Lotus-Effekt lässt Metallprodukte länger leben

Best Practices // 31. Juli 2014

Lotus-Effekt lässt Metallprodukte länger leben

Bionik-Innovation
Hier haften nicht einmal Honig oder Schneckenschleim: Antiadhäsive Beschichtungen mit dem einst von Professor Wilhelm Barthlott für die Technik nutzbar gemachten Lotus-Effekt erhöhen die Lebensdauer von Metalloberflächen. Durch die Entschlüsselung der Nano- und Mikrostruktur pflanzlicher und tierischer Vorbilder eröffnen sich ganz neue Möglichkeiten für die Industrie. Die innovativen Produkte weisen minimierte Kontaktflächen zu anderen Materialien auf und sind zudem mit wasserabweisenden Stoffen wie Fluorpolymeren oder Silikon bestückt.

Technische Anwendung
Ein Forscherteam des Instituts für Botanik der TU Dresden entschlüsselt in Verbindung mit weiteren Projektpartnern die Nano- und Mikrostrukturen pflanzlicher Vorbilder mit antiadhäsiven Oberflächen wie der Lotusblume. So werden dauerhaftere Beschichtungen mit antiadhäsiven und hydrophoben Eigenschaften zur Verlängerung der Lebensdauer von Materialien wie Edelstahl oder Aluminium entwickelt. Die technischen Anwendungen in der Industrie sind extrem vielfältig: Sie reichen von Korrosionsschutzschichten, über Antihaftbeschichtungen von Farbwannen oder Druckereiwalzen bis hin besser zu reinigenden Beschichtungen. Bei energieeffizienten Prozessen können antistatische Eigenschaften der neuen Materialien von großem Nutzen sein.

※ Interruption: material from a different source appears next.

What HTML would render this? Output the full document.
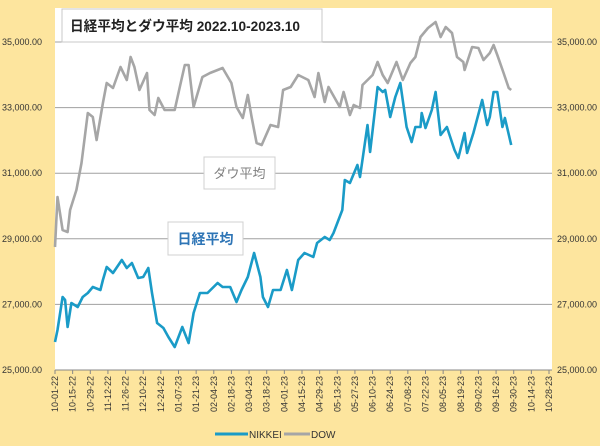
<!DOCTYPE html>
<html><head><meta charset="utf-8">
<style>
html,body{margin:0;padding:0;background:#fde59e;}
svg{display:block;font-family:"Liberation Sans","Noto Sans CJK JP",sans-serif;}
</style></head>
<body>
<svg id="chart" width="600" height="446" viewBox="0 0 600 446">
<rect x="0" y="0" width="600" height="446" fill="#fde59e"/>
<rect x="55" y="8" width="497" height="362" fill="#ffffff"/>
<g id="grid"></g>
<g id="xaxis"></g>
<g id="series"></g>
<g>
<rect x="62" y="9" width="260" height="33" fill="#fff" stroke="#c8c8c8" stroke-width="1"/>
<text x="70" y="31" font-size="14" font-weight="bold" fill="#222" textLength="230" lengthAdjust="spacingAndGlyphs">日経平均とダウ平均 2022.10-2023.10</text>
</g>
<g>
<rect x="204" y="157" width="71" height="32" fill="#fff" stroke="#d0d0d0"/>
<text x="239.5" y="178" font-size="13" fill="#808080" text-anchor="middle">ダウ平均</text>
</g>
<g>
<rect x="168" y="222" width="75" height="33" fill="#fff" stroke="#d0d0d0"/>
<text x="205.5" y="244" font-size="14" font-weight="bold" fill="#2e75b6" text-anchor="middle">日経平均</text>
</g>
<g>
<line x1="215" y1="434" x2="248" y2="434" stroke="#1a9bc7" stroke-width="3"/>
<text x="249" y="438" font-size="10" fill="#333">NIKKEI</text>
<line x1="284" y1="434" x2="310" y2="434" stroke="#a6a6a6" stroke-width="3"/>
<text x="311" y="438" font-size="10" fill="#333">DOW</text>
</g>
</svg>
<script>
const yTicks=[25000,27000,29000,31000,33000,35000];
const xTickLabels=["10-01-22","10-15-22","10-29-22","11-12-22","11-26-22","12-10-22","12-24-22","01-07-23","01-21-23","02-04-23","02-18-23","03-04-23","03-18-23","04-01-23","04-15-23","04-29-23","05-13-23","05-27-23","06-10-23","06-24-23","07-08-23","07-22-23","08-05-23","08-19-23","09-02-23","09-16-23","09-30-23","10-14-23","10-28-23"];
const dowDays=[0,2,6,10,12,17,21,26,30,33,38,41,46,52,57,60,63,67,73,75,79,82,87,95,99,103,106,110,117,123,129,133,140,144,149,153,156,160,164,171,177,181,187,193,201,206,209,214,217,226,229,234,237,242,244,252,256,260,264,271,276,282,286,290,296,302,306,310,315,319,324,325,331,336,340,345,348,351,356,360,362];
const dowValues=[28750,30274,29268,29207,29878,30488,31311,32835,32713,32012,33140,33750,33597,34238,33841,34543,34238,33536,34055,32927,32774,33293,32927,32927,33628,34299,34299,33018,33933,34055,34146,34207,33750,33018,32683,33384,32713,31920,31860,32469,32408,33536,33628,33994,33841,33323,34055,33171,33628,33018,33476,32774,33079,32988,33689,33994,34390,33994,33750,34390,33841,34360,34543,35152,35427,35610,35152,35457,35274,34543,34390,34146,34848,34817,34451,34665,34909,34604,34055,33597,33536];
const nikkeiDays=[0,2,6,8,10,13,18,22,26,30,36,38,41,46,53,57,61,66,70,74,77,81,86,90,95,101,106,110,115,121,129,133,139,144,148,153,158,163,165,169,173,179,184,188,193,198,205,208,214,218,221,228,230,234,240,242,248,250,256,260,262,266,270,274,279,283,286,290,291,294,299,302,306,311,317,320,325,327,332,339,343,345,348,351,355,357,362];
const nikkeiValues=[25853,26219,27225,27134,26311,27042,26920,27225,27347,27530,27439,27744,28140,27957,28354,28110,28262,27805,27835,28110,27347,26433,26280,26006,25701,26311,25823,26738,27347,27347,27652,27530,27530,27073,27439,27835,28567,27835,27225,26920,27439,27439,28049,27439,28354,28567,28445,28871,29054,28963,29176,29878,30793,30701,31250,30884,32469,31646,33628,33476,33536,32713,33323,33750,32408,31951,32408,32408,32835,32378,32927,33476,32165,32408,31707,31463,32226,31616,32226,33232,32469,32713,33476,33476,32408,32683,31860];
const NS="http://www.w3.org/2000/svg";
const X0=55,PX_PER_DAY=494/392;
const xScale=d=>X0+d*PX_PER_DAY;
const yScale=v=>370-(v-25000)*(328/10000);
function mk(tag,attrs,parent){const e=document.createElementNS(NS,tag);for(const k in attrs)e.setAttribute(k,attrs[k]);parent.appendChild(e);return e;}
const grid=document.getElementById('grid');
yTicks.forEach(v=>{
  const y=yScale(v);
  const ln=mk('line',{x1:X0,x2:552,y1:y,y2:y,stroke:'#a0a0a0','stroke-width':1},grid);
  
  
  const s=v.toLocaleString('en-US')+'.00';
  const tl=mk('text',{x:2,y:y+3,'font-size':9,fill:'#333'},grid);tl.textContent=s;
  
  
  const tr=mk('text',{x:557,y:y+3,'font-size':9,fill:'#333'},grid);tr.textContent=s;
  
  
});
const xa=document.getElementById('xaxis');
const ax=mk('line',{x1:X0,x2:552,y1:370,y2:370,stroke:'#888'},xa);


xTickLabels.forEach((lab,i)=>{
  const x=xScale(i*14);
  const tk=mk('line',{x1:x,x2:x,y1:370,y2:374,stroke:'#888'},xa);
  
  
  const t=mk('text',{x:0,y:0,'font-size':9,fill:'#333','text-anchor':'end',transform:`translate(${x+3},376) rotate(-90)`},xa);
  t.textContent=lab;
  
  
});
const ser=document.getElementById('series');
function line(days,vals,color,name){
  const d=days.map((dd,i)=>(i?'L':'M')+xScale(dd).toFixed(1)+','+yScale(vals[i]).toFixed(1)).join(' ');
  const p=mk('path',{d:d,fill:'none',stroke:color,'stroke-width':2.6,'stroke-linejoin':'round'},ser);
  
  
}
line(dowDays,dowValues,'#a6a6a6','dow-line');
line(nikkeiDays,nikkeiValues,'#1a9bc7','nikkei-line');
</script>
</body></html>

Bionisches Funktionsprinzip
Natürliche Oberflächen erreichen durch ihre vielfältige Mikrostrukturierung in der Längenskala zwischen 10 nm und etwa 100 µm in vielfachen Kombinationen eine herausragende Erhöhung der Antihaft-Eigenschaften. Diese Strukturen werden technisch bei teuren Werkstoffen wie Edelmetallen oder Aluminium nachgebaut. Eine Mikrostrukturierung dieser Materialien durch Sandstrahlen oder Flammspritzen mit anschließender Nanostrukturierung durch elektrochemische Behandlung sorgen für eine spezielle Oberflächenstruktur, an der nicht einmal hochviskose Flüssigkeiten haften. Als Beschichtung dienen Fluorpolymere oder ähnliche Materialien mit niedriger Oberflächenenergie und ausreichender chemischer sowie mechanischer Stabilität wie zum Beispiel Silikon.

Vorbild aus der Natur
Die Lotusblume verfügt über außergewöhnliche, antiadhäsive Eigenschaften. Erreicht werden diese durch eine Verbindung aus einer Nanostruktur und speziellem Wachs auf der Pflanzenoberfläche. So wird die Kontaktfläche zwischen Wasser und Oberfläche drastisch reduziert. Ein Wassertropfen hat auf der Lotusblume nur eine Auflagefläche von 0,6 Prozent – das ist ein Rekord im Reich der Natur. Das Wasser perlt ab und nimmt dabei noch den Schmutz und andere Stoffe mit. Die biologische Bedeutung des Lotuseffekts liegt im Schutz vor einer Besiedlung durch Mikroorganismen, Krankheitserreger oder Keime oder vor Bewuchs mit Algen. Ähnliche Systeme gibt es auch bei anderen Pflanzen und Tieren.

>> Info <<

Sauber!
Wegen ihrer Fähigkeit Schmutz abzuweisen gilt die Lotusblume in weiten Kreisen Asiens als Symbol der Reinheit, Treue, Schöpferkraft und Erleuchtung und wird als Symbol sowohl im Buddhismus wie Hinduismus aufgegriffen.

>> BIOKON-PROFIL <<

Prof. Dr. Wilhelm Barthlott ist einer der Pioniere der biologischen und technischen Grenzflächenforschung. Er studierte Biologie, Chemie und Physik an der Universität Heidelberg. Nach seiner Habilitation bekam er einen Ruf an die Freie Universität Berlin, die er nach drei Jahren wieder verließ, um von 1985 bis 2002 als Professor und Direktor am Botanischen Institut und des Botanischen Gartens der Rheinischen Friedrich-Wilhelms-Universität Bonn tätig zu sein. 2003 gründete er das Nees-Institut für Biodiversität der Pflanzen an der Rheinischen Friedrich-Wilhelms-Universität Bonn. Nach seiner Emeritierung leitet er weiter die Forschungsstelle „Biodiversität im Wandel“, ein Langzeitvorhaben der Akademie der Wissenschaften und der Literatur zu Mainz und des Landes Nordrhein-Westfalen.